— Exercise requirements —
Write out the material exactly, without any of its pictures.

* * *

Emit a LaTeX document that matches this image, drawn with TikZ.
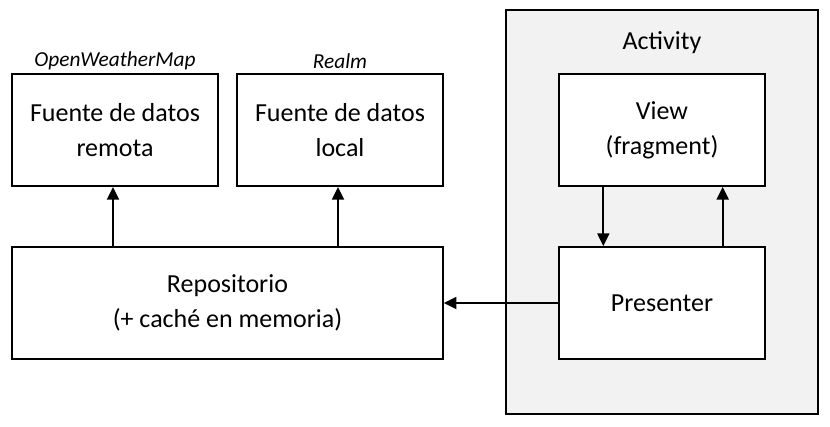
\documentclass[tikz,border=0pt]{standalone}
\usepackage{fontspec}
\setmainfont{Carlito}
\usetikzlibrary{arrows.meta}
\definecolor{actgray}{HTML}{F2F2F2}

\begin{document}
\begin{tikzpicture}[x=0.75pt, y=-0.75pt,
  box/.style={draw, line width=1.4pt, fill=white, align=center, minimum width=154pt, minimum height=84pt, font=\fontsize{19.5}{26}\selectfont},
  lbl/.style={font=\fontsize{16}{18}\selectfont\itshape},
  arr/.style={line width=1.4pt, -{Triangle[length=9.5pt,width=9pt]}}]
\useasboundingbox (0,0) rectangle (830,426);
%activity:
\draw[line width=1.4pt, fill=actgray] (506,10) rectangle (818,414);
\node[font=\fontsize{19.5}{22}\selectfont] (act) at (662,43) {Activity};

%boxes:
\node[box] (remote) at (115,130) {Fuente de datos\\remota};
\node[box] (local) at (340,130) {Fuente de datos\\local};
\node[box, minimum width=323pt] (repo) at (227.5,303) {Repositorio\\(+ caché en memoria)};
\node[box] (view) at (662,130) {View\\(fragment)};
\node[box] (presenter) at (662,303) {Presenter};

%labels:
\node[lbl] (owm) at (115,61) {OpenWeatherMap};
\node[lbl] (realm) at (340,61) {Realm};

%arrows:
\foreach \n in {remote, local} {
	\draw[arr] ([xshift=-1.5pt]repo.north -| \n) -- ([xshift=-1.5pt]\n.south);
}
\draw[arr] ([xshift=-44pt]view.south) -- ([xshift=-44pt]presenter.north);
\draw[arr] ([xshift=45.5pt]presenter.north) -- ([xshift=45.5pt]view.south);
\draw[arr] (presenter.west) -- (repo.east);
\end{tikzpicture}
\end{document}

* * *

— The output —
Emit a LaTeX document that matches this image, drawn with TikZ.
\documentclass[tikz,border=0pt]{standalone}
\usepackage{fontspec}
\setmainfont{Carlito}
\usetikzlibrary{arrows.meta}
\definecolor{actgray}{HTML}{F2F2F2}

\begin{document}
\begin{tikzpicture}[x=0.75pt, y=-0.75pt,
  box/.style={draw, line width=1.4pt, fill=white, align=center, minimum width=154pt, minimum height=84pt, font=\fontsize{19.5}{26}\selectfont},
  lbl/.style={font=\fontsize{16}{18}\selectfont\itshape},
  arr/.style={line width=1.4pt, -{Triangle[length=9.5pt,width=9pt]}}]
\useasboundingbox (0,0) rectangle (830,426);
%activity:
\draw[line width=1.4pt, fill=actgray] (506,10) rectangle (818,414);
\node[font=\fontsize{19.5}{22}\selectfont] (act) at (662,43) {Activity};

%boxes:
\node[box] (remote) at (115,130) {Fuente de datos\\remota};
\node[box] (local) at (340,130) {Fuente de datos\\local};
\node[box, minimum width=323pt] (repo) at (227.5,303) {Repositorio\\(+ caché en memoria)};
\node[box] (view) at (662,130) {View\\(fragment)};
\node[box] (presenter) at (662,303) {Presenter};

%labels:
\node[lbl] (owm) at (115,61) {OpenWeatherMap};
\node[lbl] (realm) at (340,61) {Realm};

%arrows:
\foreach \n in {remote, local} {
	\draw[arr] ([xshift=-1.5pt]repo.north -| \n) -- ([xshift=-1.5pt]\n.south);
}
\draw[arr] ([xshift=-44pt]view.south) -- ([xshift=-44pt]presenter.north);
\draw[arr] ([xshift=45.5pt]presenter.north) -- ([xshift=45.5pt]view.south);
\draw[arr] (presenter.west) -- (repo.east);
\end{tikzpicture}
\end{document}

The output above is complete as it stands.